Seeing my son in the hospital was both good and bad. He was safe, compliant, cohesive, and he was getting better.
It was both many steps forward and several steps back before my son got his first apartment in Albuquerque. Now that he’s living independently, I worry whether he will be OK. Who will he invite home? Will he keep his place clean? Yet these are the same worries you have when you send your son or daughter out into the world for the first time. My worries are finally those of a normal parent.
It’s now been almost a year and half since he’s been in his own home. He is now in a better place in his life than I could have hoped for. I look forward to welcoming him home and visiting his home. I realize that often the hardest lesson was not for my son, but for me.

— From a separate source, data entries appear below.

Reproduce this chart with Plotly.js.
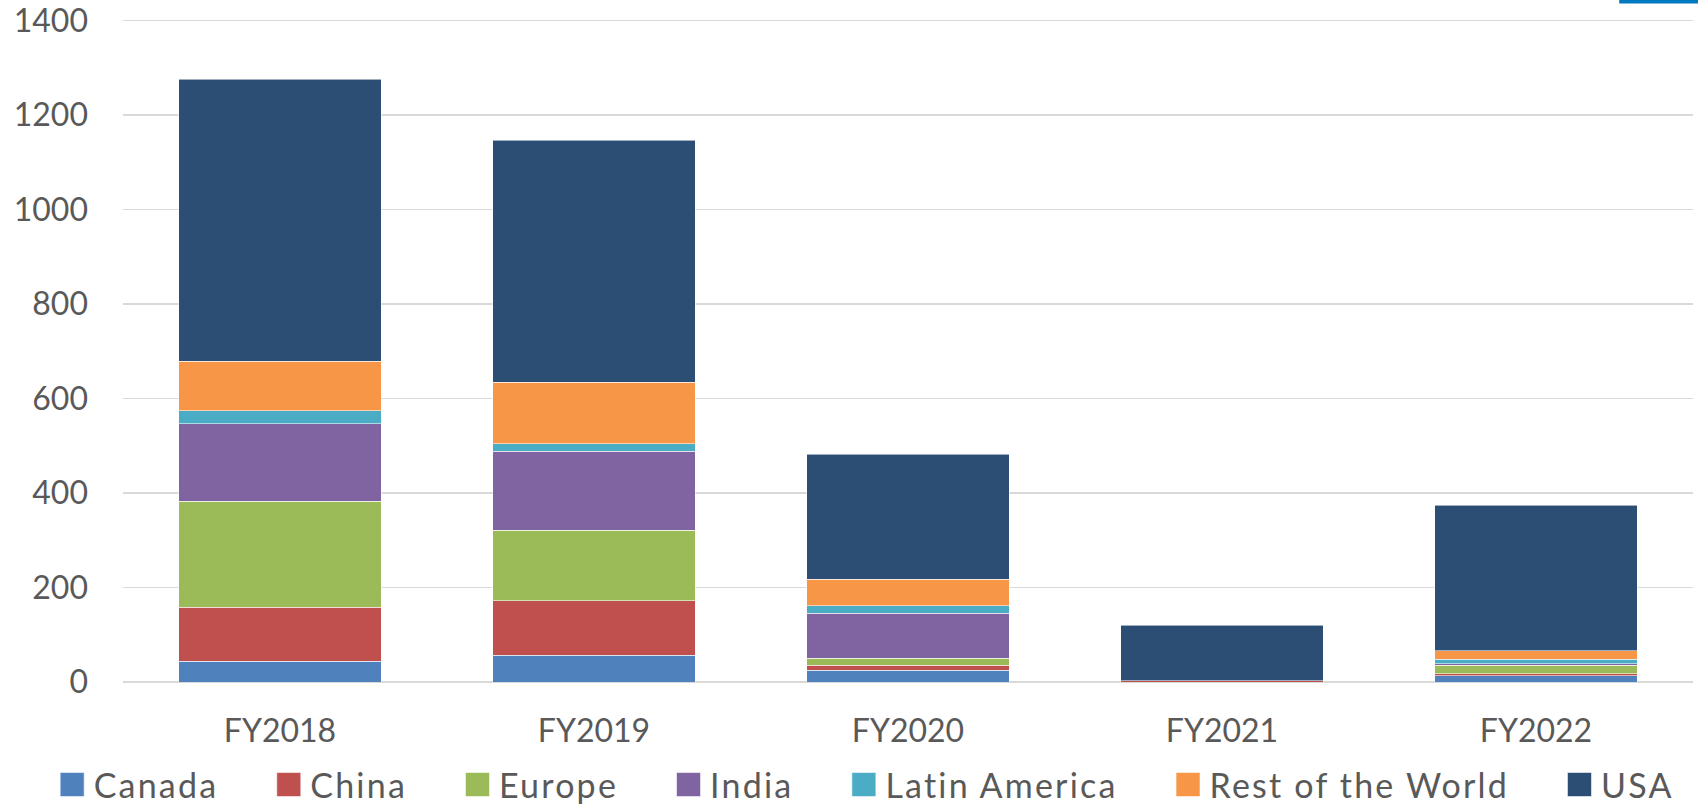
<!DOCTYPE html>
<html>
<head>
<meta charset="utf-8">
<script src="https://cdn.plot.ly/plotly-3.0.1.min.js"></script>
<style>
html,body{margin:0;padding:0;background:#fff;}
#chart{width:1698px;height:806px;}
.legend .legendpoints path{ d: path("M34,12H10V-12H34Z"); }
text.legendtext{ letter-spacing: 2.2px; }
</style>
</head>
<body>
<div id="chart"></div>
<script>
const years = ["FY2018", "FY2019", "FY2020", "FY2021", "FY2022"];
const canada = [44, 57, 25, 0, 13];
const china = [114, 115, 10, 3, 4];
const europe = [225, 149, 15, 0, 18];
const india = [163, 167, 95, 0, 4];
const latinAmerica = [28, 16, 16, 0, 9];
const restOfWorld = [105, 130, 56, 0, 18];
const usa = [596, 512, 265, 117, 308];

const seriesNames = ["Canada", "China", "Europe", "India", "Latin America", "Rest of the World", "USA"];
const seriesValues = [canada, china, europe, india, latinAmerica, restOfWorld, usa];
const seriesColors = ["#4F81BD", "#C0504D", "#9BBB59", "#8064A2", "#4BACC6", "#F79646", "#2C4E74"];

const traces = seriesNames.map((n, i) => ({
  type: "bar",
  name: n,
  x: years,
  y: seriesValues[i],
  marker: { color: seriesColors[i], line: { color: "rgba(255,255,255,0.55)", width: 1 } },
  hoverinfo: "skip"
}));

const font = { family: "Lato, 'Open Sans', sans-serif", size: 32, color: "#595959" };
const legendFont = { family: "Lato, 'Open Sans', sans-serif", size: 34, color: "#595959" };

const layout = {
  width: 1698,
  height: 806,
  margin: { l: 123, r: 5, t: 18, b: 124, autoexpand: false },
  paper_bgcolor: "#ffffff",
  plot_bgcolor: "#ffffff",
  barmode: "stack",
  bargap: 0.354,
  font: font,
  showlegend: true,
  legend: {
    orientation: "h",
    xref: "paper", yref: "paper",
    x: -0.0741, xanchor: "left",
    y: -0.155, yanchor: "middle",
    font: legendFont,
    itemwidth: 77,
    traceorder: "normal",
    itemclick: false
  },
  xaxis: {
    type: "category",
    showgrid: false,
    showline: false,
    zeroline: false,
    ticks: "",
    tickfont: font,
    ticklabelstandoff: 27
  },
  yaxis: {
    range: [0, 1405],
    tickvals: [0, 200, 400, 600, 800, 1000, 1200, 1400],
    showgrid: true,
    gridcolor: "#D9D9D9",
    gridwidth: 1.5,
    zeroline: true,
    zerolinecolor: "#D9D9D9",
    zerolinewidth: 1.5,
    showline: false,
    ticks: "",
    tickfont: font,
    ticklabelstandoff: 34,
    ticklabeloverflow: "allow"
  },
  shapes: [{
    type: "rect", xref: "paper", yref: "paper",
    x0: 0.953, x1: 1.01, y0: 1.022, y1: 1.04,
    fillcolor: "#0079C1", line: { width: 0 }
  }]
};

Plotly.newPlot("chart", traces, layout, { displayModeBar: false, staticPlot: true });
</script>
</body>
</html>
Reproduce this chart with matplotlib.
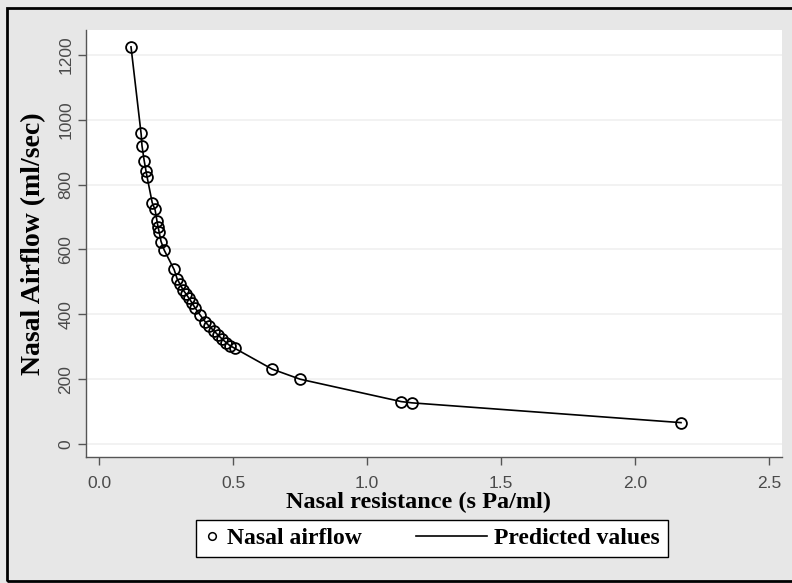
import matplotlib
matplotlib.use("Agg")
import matplotlib.pyplot as plt
from matplotlib.patches import Rectangle
from matplotlib.lines import Line2D
from matplotlib.legend_handler import HandlerBase

resistance = [0.119, 0.157, 0.160, 0.168, 0.175, 0.179, 0.198, 0.209, 0.216, 0.220,
              0.224, 0.231, 0.243, 0.280, 0.291, 0.302, 0.313, 0.325, 0.336, 0.347,
              0.358, 0.377, 0.396, 0.410, 0.429, 0.444, 0.459, 0.474, 0.489, 0.507,
              0.646, 0.750, 1.127, 1.168, 2.172]
airflow = [1225, 959, 919, 873, 842, 824, 743, 725, 688, 669,
           654, 623, 598, 540, 509, 494, 475, 463, 450, 435,
           419, 398, 376, 364, 349, 336, 324, 312, 302, 296,
           231, 200, 130, 126, 65]
predicted = [1225, 955, 920, 875, 842, 824, 745, 722, 688, 670,
             654, 625, 598, 538, 510, 493, 476, 462, 449, 435,
             420, 398, 377, 364, 349, 336, 324, 313, 303, 295,
             231, 200, 131, 127, 66]

xticks = [0.0, 0.5, 1.0, 1.5, 2.0, 2.5]
xticklabels = ["0.0", "0.5", "1.0", "1.5", "2.0", "2.5"]
yticks = [0, 200, 400, 600, 800, 1000, 1200]
yticklabels = ["0", "200", "400", "600", "800", "1000", "1200"]
legend_labels = ["Nasal airflow", "Predicted values"]


class LongLine(HandlerBase):
    """Legend line that extends to the left of its handle box."""
    def create_artists(self, legend, orig_handle, xdescent, ydescent,
                       width, height, fontsize, trans):
        y = height / 2 - ydescent
        ln = Line2D([-xdescent - 2.3 * fontsize, width - xdescent], [y, y],
                    color="black", linewidth=1.2)
        ln.set_transform(trans)
        return [ln]


W, H = 792, 583
fig = plt.figure(figsize=(W / 100, H / 100), dpi=100)
fig.patch.set_facecolor("#e7e7e7")
fig.add_artist(Rectangle((7 / W, 2 / H), 1.2, 1 - 10 / H, transform=fig.transFigure,
                         fill=False, edgecolor="black", linewidth=2))

ax = fig.add_axes([86 / W, 1 - 457 / H, (782 - 86) / W, (457 - 30) / H])
ax.set_facecolor("white")
ax.set_xlim(-0.049, 2.549)
ax.set_ylim(-40, 1277)

for s in ["top", "right"]:
    ax.spines[s].set_visible(False)
for s in ["left", "bottom"]:
    ax.spines[s].set_color("#555555")
    ax.spines[s].set_linewidth(1.0)

ax.set_yticks(yticks)
ax.set_yticklabels(yticklabels, rotation=90, va="center")
ax.set_xticks(xticks)
ax.set_xticklabels(xticklabels)
ax.tick_params(axis="both", colors="#555555", labelcolor="#4a4a4a", labelsize=12.5,
               length=6, width=1.0, direction="out")
for lab in ax.get_xticklabels() + ax.get_yticklabels():
    lab.set_fontfamily("Liberation Sans")
ax.tick_params(axis="y", pad=3)
ax.tick_params(axis="x", pad=8)

ax.grid(axis="y", color="#f0f0f0", linewidth=1.2)
ax.set_axisbelow(True)

ax.plot(resistance, predicted, color="black", linewidth=1.2, zorder=2)
ax.plot(resistance, airflow, linestyle="none", marker="o", markersize=7.8,
        markerfacecolor="none", markeredgecolor="black", markeredgewidth=1.3, zorder=3)

ax.set_xlabel("Nasal resistance (s Pa/ml)",
              fontdict=dict(family="Liberation Serif", weight="bold", size=17.5))
ax.xaxis.set_label_coords(0.478, -45 / 427 - 0.0)
ax.xaxis.label.set_va("center")
ax.set_ylabel("Nasal Airflow (ml/sec)",
              fontdict=dict(family="Liberation Serif", weight="bold", size=20))
ax.yaxis.set_label_coords(-(86 - 34) / 696, 0.5)
ax.yaxis.label.set_va("center")

marker_handle = Line2D([], [], linestyle="none", marker="o", markersize=5.5,
                       markerfacecolor="none", markeredgecolor="black", markeredgewidth=1.1)
line_handle = Line2D([], [], color="black", linewidth=1.2)
leg = fig.legend([marker_handle, line_handle], legend_labels, ncol=2,
                 loc="center", bbox_to_anchor=(432 / W, 1 - 538.5 / H),
                 frameon=True, fancybox=False, edgecolor="black", facecolor="white",
                 prop=dict(family="Liberation Serif", weight="bold", size=17),
                 handlelength=0.7, columnspacing=4.6, handletextpad=0.3,
                 borderpad=0.33, handler_map={line_handle: LongLine()})
leg.get_frame().set_linewidth(1.0)
leg.get_frame().set_alpha(1)

fig.savefig("out.png", dpi=100, facecolor=fig.get_facecolor())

My expectations for him had to change and I had to learn to trust and appreciate him as a strong and intelligent survivor. I know my son is a loving, mischievous, caring human being. He takes care of himself, he is aware of his surroundings, he reaches out, he prepares his meals, he manages his money and he takes care of his home. What more could a proud mom ask for?
Sometimes I worry that I am no longer as important to him as he is to me. Suddenly I now have the opportunity to focus on my own priorities – what are they? Have I let my son’s diagnosis define me, the caretaker, and our family? Am I afraid of being happy and content with life? No, my fear is that it may all start to fall apart again and I will have to find the strength to battle the illness yet again.
Is there a gift delivered by this illness? Initially the response would be a resounding no! Would we pick the door labeled “schizophrenia”, No! And yet sometimes I ask, would I be the person I am today without this challenge? I can certainly say that I wouldn’t be standing here telling you this intimate story.
In looking back, I realize that I too isolated in the way Adam did. In drawing him out, I have also stepped out and joined a larger community as an advocate for mental illness. If there is a gift in this for me, it is that I am a stronger, bolder person.